__THE TASK__:
Output the first line of the listing and each line after it, up to and including the line that contains "98.3, 98.7, 98.1]", exactly as written, minus the pictures.

** Begin **

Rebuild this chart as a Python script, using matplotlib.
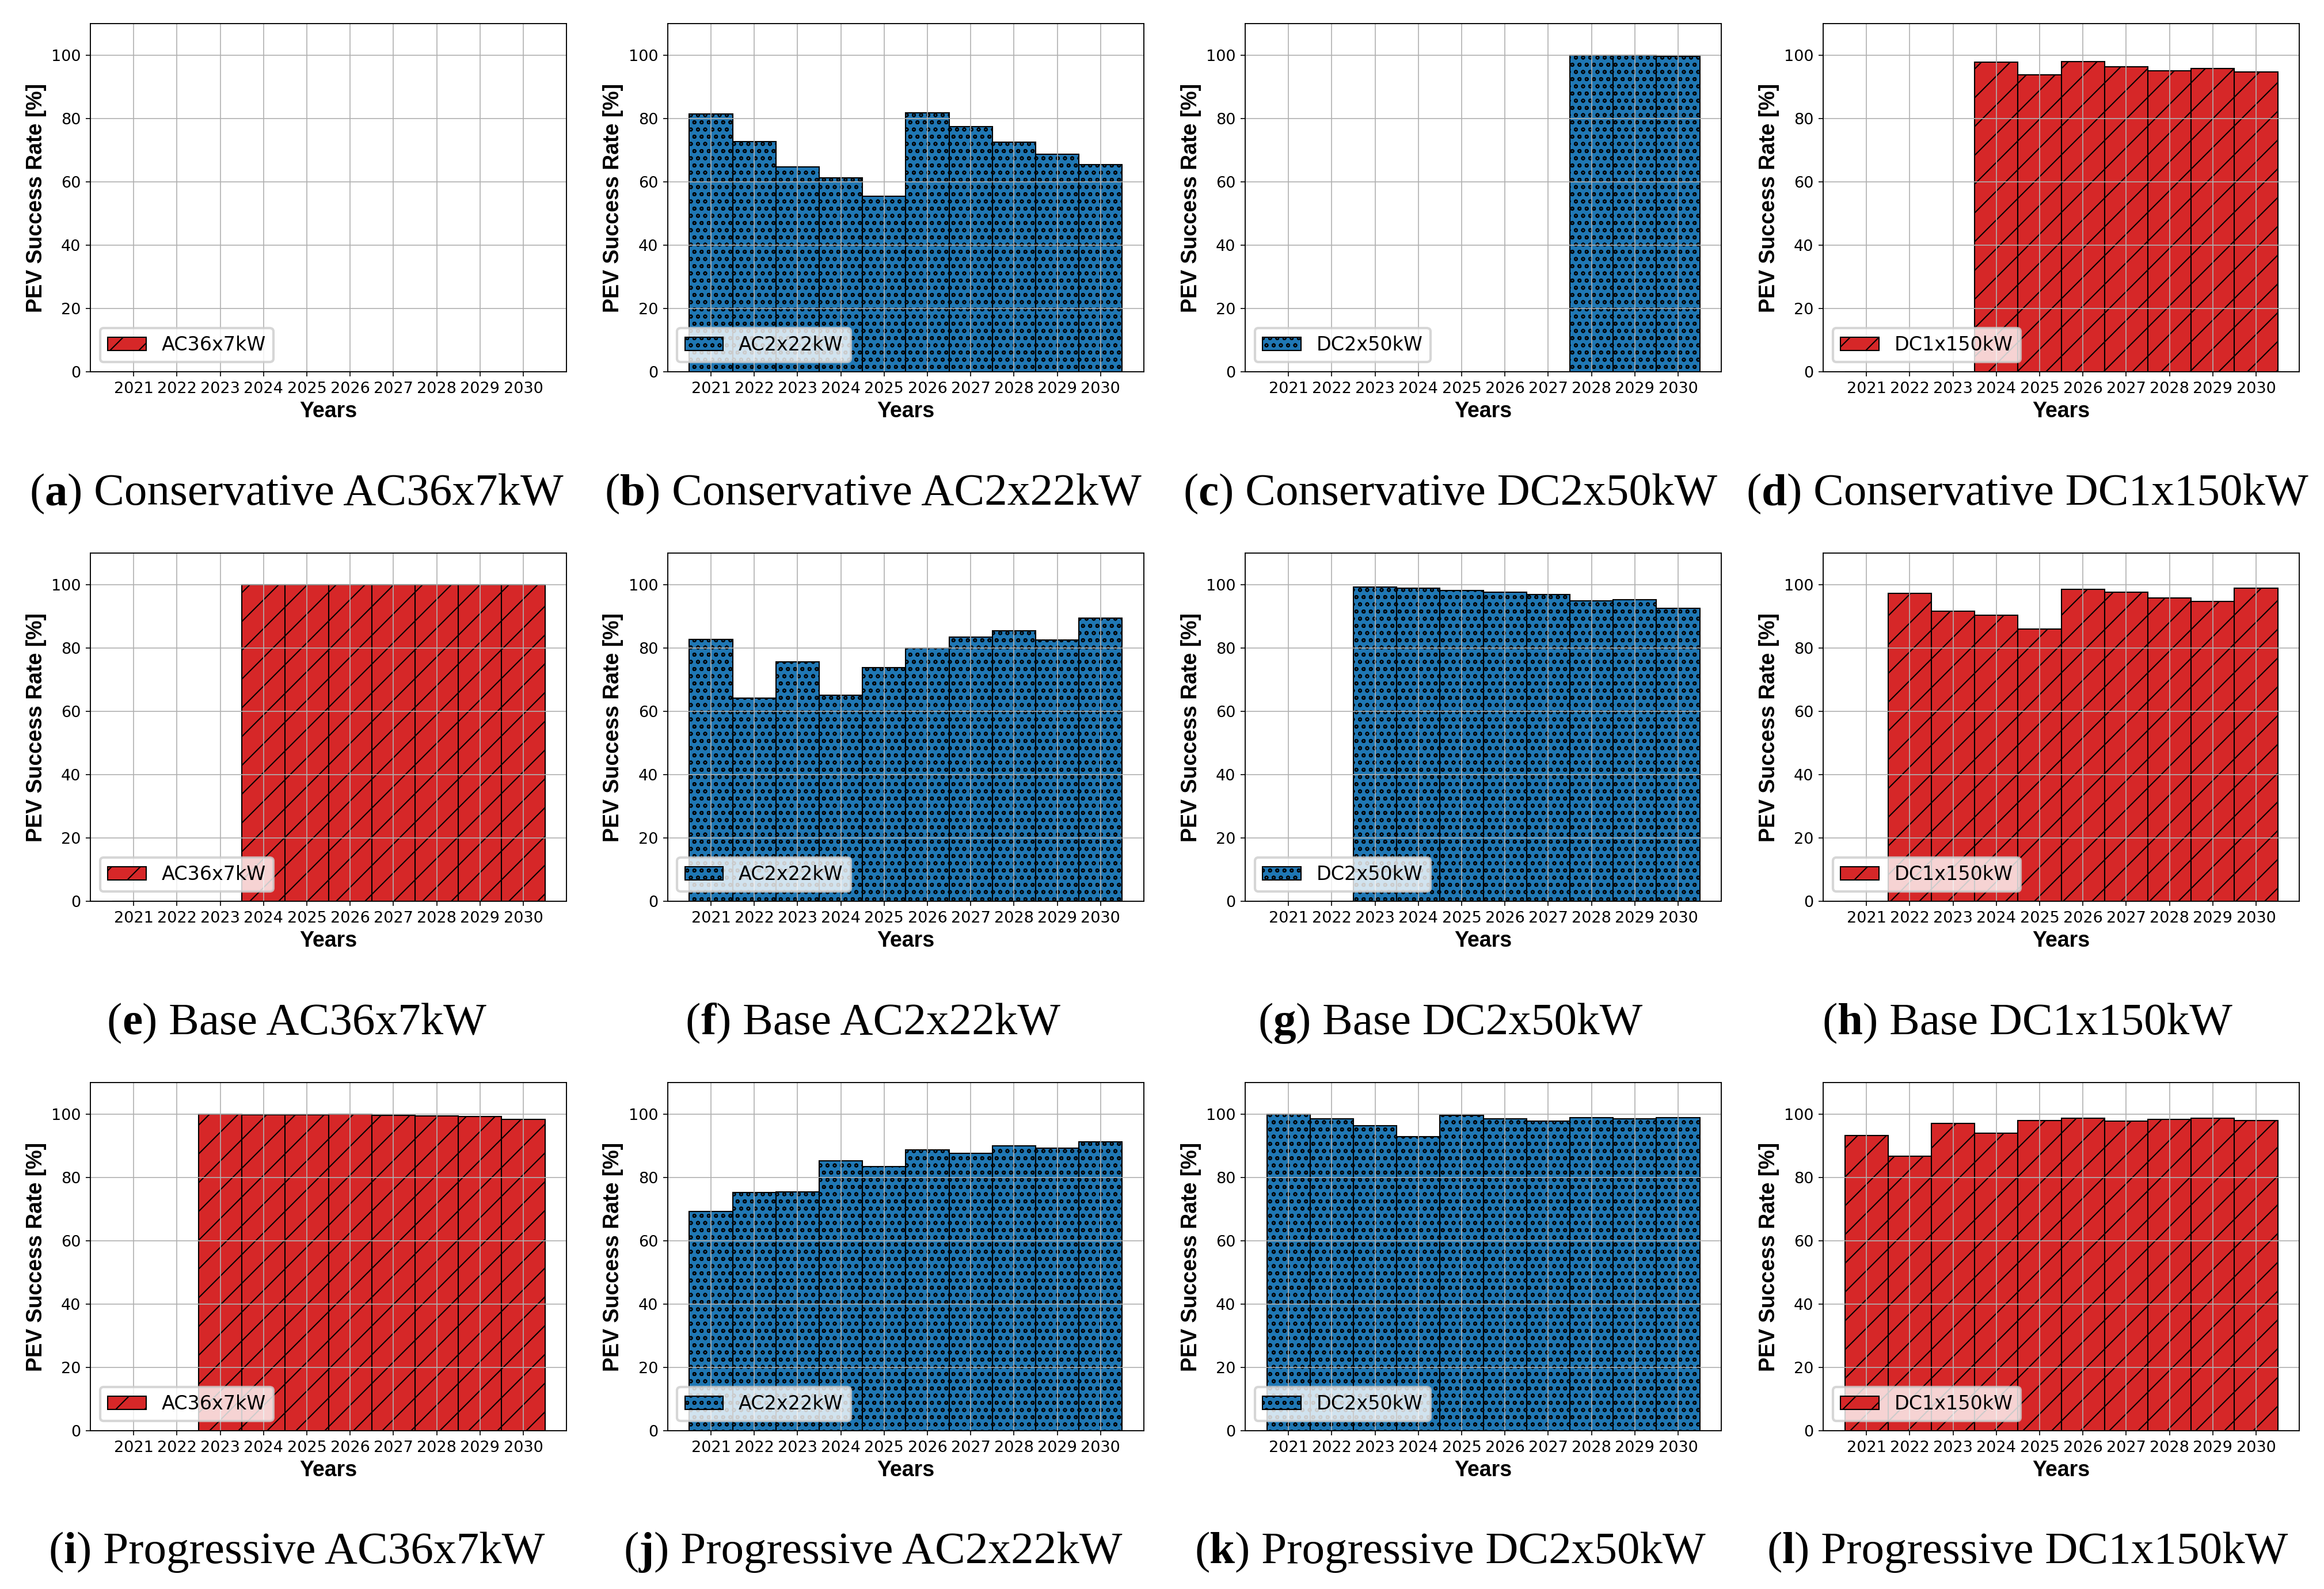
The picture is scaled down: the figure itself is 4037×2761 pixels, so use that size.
import matplotlib
matplotlib.use("Agg")
import matplotlib.pyplot as plt
from matplotlib.offsetbox import TextArea, HPacker, AnnotationBbox

years = [2021, 2022, 2023, 2024, 2025, 2026, 2027, 2028, 2029, 2030]
chargers = ["AC36x7kW", "AC2x22kW", "DC2x50kW", "DC1x150kW"]
scenarios = ["Conservative", "Base", "Progressive"]
letters = ["a", "b", "c", "d", "e", "f", "g", "h", "i", "j", "k", "l"]

# success rate [%] per year
conservative_ac36x7 = [0, 0, 0, 0, 0, 0, 0, 0, 0, 0]
conservative_ac2x22 = [81.4, 72.8, 64.8, 61.3, 55.4, 81.8, 77.4, 72.6, 68.8, 65.5]
conservative_dc2x50 = [0, 0, 0, 0, 0, 0, 0, 100.0, 100.0, 99.7]
conservative_dc1x150 = [0, 0, 0, 97.8, 93.9, 98.1, 96.4, 95.2, 95.9, 94.7]

base_ac36x7 = [0, 0, 0, 100.0, 100.0, 100.0, 100.0, 100.0, 100.0, 100.0]
base_ac2x22 = [82.7, 64.2, 75.6, 65.1, 73.9, 80.1, 83.4, 85.5, 82.5, 89.4]
base_dc2x50 = [0, 0, 99.2, 98.9, 98.2, 97.6, 96.9, 94.9, 95.2, 92.6]
base_dc1x150 = [0, 97.2, 91.6, 90.4, 86.0, 98.5, 97.6, 95.8, 94.8, 98.9]

progressive_ac36x7 = [0, 0, 100.0, 99.9, 99.9, 100.0, 99.7, 99.5, 99.2, 98.3]
progressive_ac2x22 = [69.2, 75.2, 75.4, 85.3, 83.4, 88.7, 87.7, 90.0, 89.2, 91.2]
progressive_dc2x50 = [100.0, 98.5, 96.4, 92.9, 99.6, 98.5, 97.8, 98.9, 98.5, 99.0]
progressive_dc1x150 = [93.3, 86.8, 97.1, 94.1, 98.1, 98.7, 97.8, 98.3, 98.7, 98.1]

data = [
    [conservative_ac36x7, conservative_ac2x22, conservative_dc2x50, conservative_dc1x150],
    [base_ac36x7, base_ac2x22, base_dc2x50, base_dc1x150],
    [progressive_ac36x7, progressive_ac2x22, progressive_dc2x50, progressive_dc1x150],
]

colors = ["tab:red", "tab:blue", "tab:blue", "tab:red"]
hatches = ["//", "oooo", "oooo", "//"]

plt.rcParams["font.size"] = 6.5
plt.rcParams["hatch.linewidth"] = 0.5
plt.rcParams["axes.linewidth"] = 0.45
plt.rcParams["xtick.major.size"] = 2
plt.rcParams["ytick.major.size"] = 2
plt.rcParams["xtick.major.width"] = 0.4
plt.rcParams["ytick.major.width"] = 0.4
plt.rcParams["xtick.major.pad"] = 2
plt.rcParams["ytick.major.pad"] = 2

fig = plt.figure(figsize=(4037 / 300, 2761 / 300), dpi=300)

lefts = [0.0389, 0.2873, 0.5358, 0.7845]
bottoms = [0.766, 0.4328, 0.0996]
cap_x = [0.1276, 0.3756, 0.624, 0.8724]
cap_y = [0.689, 0.356, 0.023]
w, h = 0.2049, 0.2191

label_font = dict(fontsize=9, fontweight="bold", family="Liberation Sans")

for r in range(3):
    for c in range(4):
        ax = fig.add_axes([lefts[c], bottoms[r], w, h])
        ax.bar(years, data[r][c], width=1.0, color=colors[c], edgecolor="black",
               linewidth=0.5, hatch=hatches[c], label=chargers[c])
        ax.set_ylim(0, 110)
        ax.set_yticks([0, 20, 40, 60, 80, 100])
        ax.set_xticks(years)
        ax.tick_params(labelsize=6.5)
        ax.grid(True, color="#b0b0b0", linewidth=0.4)
        ax.set_ylabel("PEV Success Rate [%]", labelpad=2, **label_font)
        ax.set_xlabel("Years", labelpad=2, **label_font)
        ax.legend(loc="lower left", fontsize=8)

        # caption with bold letter
        serif = dict(fontsize=19, family="Liberation Serif")
        parts = [TextArea("(", textprops=serif),
                 TextArea(letters[r * 4 + c], textprops=dict(serif, fontweight="bold")),
                 TextArea(") " + scenarios[r] + " " + chargers[c], textprops=serif)]
        box = HPacker(children=parts, pad=0, sep=0, align="baseline")
        ab = AnnotationBbox(box, (cap_x[c], cap_y[r]), xycoords="figure fraction",
                            frameon=False, box_alignment=(0.5, 0.5), pad=0)
        fig.add_artist(ab)

fig.savefig("out.png", dpi=300)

** End **

__REPLY__:
Rebuild this chart as a Python script, using matplotlib.
The picture is scaled down: the figure itself is 4037×2761 pixels, so use that size.
import matplotlib
matplotlib.use("Agg")
import matplotlib.pyplot as plt
from matplotlib.offsetbox import TextArea, HPacker, AnnotationBbox

years = [2021, 2022, 2023, 2024, 2025, 2026, 2027, 2028, 2029, 2030]
chargers = ["AC36x7kW", "AC2x22kW", "DC2x50kW", "DC1x150kW"]
scenarios = ["Conservative", "Base", "Progressive"]
letters = ["a", "b", "c", "d", "e", "f", "g", "h", "i", "j", "k", "l"]

# success rate [%] per year
conservative_ac36x7 = [0, 0, 0, 0, 0, 0, 0, 0, 0, 0]
conservative_ac2x22 = [81.4, 72.8, 64.8, 61.3, 55.4, 81.8, 77.4, 72.6, 68.8, 65.5]
conservative_dc2x50 = [0, 0, 0, 0, 0, 0, 0, 100.0, 100.0, 99.7]
conservative_dc1x150 = [0, 0, 0, 97.8, 93.9, 98.1, 96.4, 95.2, 95.9, 94.7]

base_ac36x7 = [0, 0, 0, 100.0, 100.0, 100.0, 100.0, 100.0, 100.0, 100.0]
base_ac2x22 = [82.7, 64.2, 75.6, 65.1, 73.9, 80.1, 83.4, 85.5, 82.5, 89.4]
base_dc2x50 = [0, 0, 99.2, 98.9, 98.2, 97.6, 96.9, 94.9, 95.2, 92.6]
base_dc1x150 = [0, 97.2, 91.6, 90.4, 86.0, 98.5, 97.6, 95.8, 94.8, 98.9]

progressive_ac36x7 = [0, 0, 100.0, 99.9, 99.9, 100.0, 99.7, 99.5, 99.2, 98.3]
progressive_ac2x22 = [69.2, 75.2, 75.4, 85.3, 83.4, 88.7, 87.7, 90.0, 89.2, 91.2]
progressive_dc2x50 = [100.0, 98.5, 96.4, 92.9, 99.6, 98.5, 97.8, 98.9, 98.5, 99.0]
progressive_dc1x150 = [93.3, 86.8, 97.1, 94.1, 98.1, 98.7, 97.8, 98.3, 98.7, 98.1]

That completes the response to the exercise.